The declaration should end the furious finger-pointing and colourful expressions of disagreement that dominated all the newspaper column inches not gobbled up by the G8/20 summits and the footie fest.

The statement further says “our intention is to review each situation on a case-by-case basis and, where appropriate, waive taxes on excess contributions for this year.”

Those who used their TFSA as a regular banking account in 2009, making deposits and withdrawals on a frequent basis, or who have transferred funds between TFSAs at different institutions, may not be required to pay the tax on excess contributions for this year, provided their net contributions never exceeded the 2009 limit of $5000.

Arguably one of the most powerful investment vehicles, TFSA initiative was called into question when 70,000 (2%) of the nearly 4.7 million Canadians received a letter from the Canada Revenue Agency ordering them to pay tax on so-called overcontributions.

Taxpayers were given until June 30, 2010 to pay up or contest. The deadline has now been extended to August 3, 2010, to allow ample time for Canadians to provide the necessary information about their accounts.

The confusion over overcontribution is largely attributed to the fine print of the rules, which investors say are too complex to understand. Many front-line employees of financial institutions, while aggressively promoting it, failed to grasp the subtleties and were blindsided by the complexity of calculations. Many investors, therefore, were none the wiser.

They did not clearly understand the conditions of contribution. Withdrawals, say the TFSA rules, create a contribution room, but it is only available in the next calendar year.

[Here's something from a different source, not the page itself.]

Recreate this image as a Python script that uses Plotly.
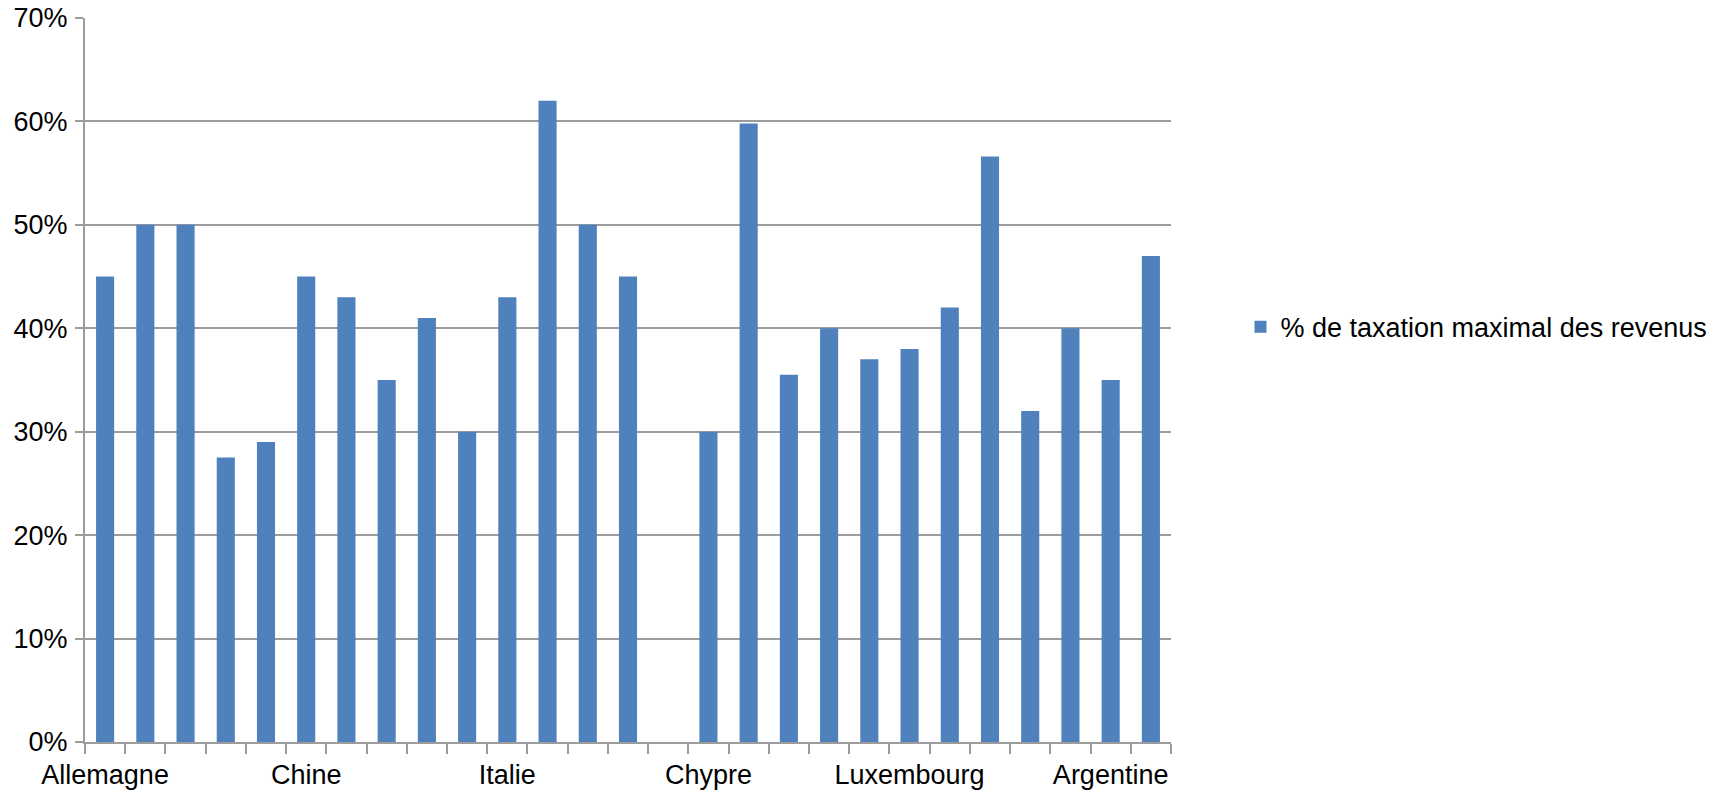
import plotly.graph_objects as go

categories = ["Allemagne", "Autriche", "Belgique", "Brésil", "Canada",
              "Chine", "Espagne", "États-Unis", "France", "Inde",
              "Italie", "Japon", "Pays-Bas", "Royaume-Uni", "",
              "Chypre", "Danemark", "Finlande", "Grèce", "Irlande",
              "Luxembourg", "Portugal", "Suède", "Suisse", "Afrique du Sud",
              "Argentine", "Australie"]
values = [45, 50, 50, 27.5, 29,
          45, 43, 35, 41, 30,
          43, 62, 50, 45, None,
          30, 59.8, 35.5, 40, 37,
          38, 42, 56.6, 32, 40,
          35, 47]
series_name = "% de taxation maximal des revenus"
label_every = 5
y_ticks = [0, 10, 20, 30, 40, 50, 60, 70]
y_tick_text = [f"{v}%" for v in y_ticks]

tick_text = [c if i % label_every == 0 else "" for i, c in enumerate(categories)]
cats = [c if c else " " for c in categories]

GRAY = "#9c9c9c"
FONT = "Liberation Sans, Arial, sans-serif"

fig = go.Figure()
fig.add_trace(go.Bar(
    x=cats, y=values, name=series_name,
    marker=dict(color="#4f81bd", line=dict(width=0)),
    showlegend=True,
))

fig.update_layout(
    width=1724, height=795,
    margin=dict(l=85, r=528, t=17.5, b=53, pad=0),
    paper_bgcolor="white", plot_bgcolor="white",
    font=dict(family=FONT, size=27, color="black"),
    bargap=0.55,
    showlegend=True,
    legend=dict(x=1.064, y=0.573, xanchor="left", yanchor="middle",
                font=dict(family=FONT, size=27, color="black"),
                bgcolor="rgba(0,0,0,0)", borderwidth=0),
)
fig.update_xaxes(
    type="category", automargin=False,
    tickvals=cats, ticktext=tick_text,
    tickson="boundaries",
    ticks="outside", ticklen=10, tickwidth=2, tickcolor=GRAY,
    showline=True, linecolor=GRAY, linewidth=2,
    showgrid=False, zeroline=False,
    tickfont=dict(family=FONT, size=27, color="black"),
    tickangle=0,
    ticklabelstandoff=8,
)
fig.update_yaxes(
    automargin=False,
    range=[0, 70], tickvals=y_ticks, ticktext=y_tick_text,
    ticks="outside", ticklen=8, tickwidth=2, tickcolor=GRAY,
    showline=True, linecolor=GRAY, linewidth=2,
    showgrid=True, gridcolor=GRAY, gridwidth=2,
    zeroline=False,
    tickfont=dict(family=FONT, size=27, color="black"),
    ticklabelstandoff=2,
)

fig.write_html(
    "out.html",
    config={"displayModeBar": False},
    post_script="document.body.style.margin='0';document.body.style.overflow='hidden';",
)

Tax specialists say this defies logic.

“The withdrawal and re-contribution doesn’t intuitively make sense given someone hasn’t received any advantage by withdrawing and re-contributing the same amounts in a year,” says David Steinberg, co-managing partner and leader of tax for RSM Richter, an independent accounting, business advisory and consulting firm in Toronto. “One of the ways this could have been avoided is by educating the financial institutions in the rules so they wouldn’t have been able to accept the re-contribution without notification to the taxpayer.”

He says the institutions should be able to track total contributions/ withdrawals in any calendar year and as long as the net contributions – contributions minus withdrawals – do not exceed $5,000 (the annual TFSA limit) there should be no penalty.

Under the current rules the only way to avoid the penalty tax for the over contribution is to track your contributions and withdrawal in any calendar year and make sure you are within the rules.

Financial institutions should take the stick for failing to educate clients, says Saskatoon-based Mike Armstrong, vice president and investment advisor at Richardson GMP, a wealth management firm.

“Financial institutions were aggressively campaigning with customers to open the TFSA, deposit the funds and then left uneducated clients with the impression funds could be taken out and put back in without clearly describing the timelines involved,” says Armstrong.

In some cases, there was active solicitation for transfers from low-interest rate Bank TFSA to high-interest rate institutions. Those who closed their TFSA accounts, withdrew money and opened a new TFSA account with another institution in the same year were adjudged offside and slapped with tax penalty for overcontribution.

In these cases, says Armstrong, financial institutions must make sure they do not accept re-contributions until the next calendar year to stay within the rules. “Clearly following the rules in place is the best avoidance scheme.”

Technology could play an important part in forestalling such failures and that’s only one of the possible solutions.

“Financial institutions could have a system that tracks withdrawals and notifications could be sent not allowing re-contributions to the plan until the following year when the contribution room is reinstated,” says Steinberg.

Another obvious solution lies in clearly understanding the implications of withdrawals and the timelines that are critical to follow to avoid penalty.

One possible solution to the rules is to only tax someone for the withdrawal/re-contribution if they withdraw and re-contribute the ‘profits’ in the TFSA, says Steinberg. “For example, assume someone contributes $5,000 in January 2009 to the TFSA. In July they have made interest income of $150 in the plan and they withdraw $4,000. In September they re-contribute the $4,000. Rather than the penalty tax being on the full $4,000 (as the current rules read), the tax could be only on the $150 of profits above the original $5,000 that was contributed.”

Problems and solutions aside, tax experts insist the concept of the TFSA is a very useful financial/tax planning tool when used properly and followed to the letter of the regulation.

So far, angry taxpayers are refusing to take that into account. The recent government decision to be flexible, however, may change that.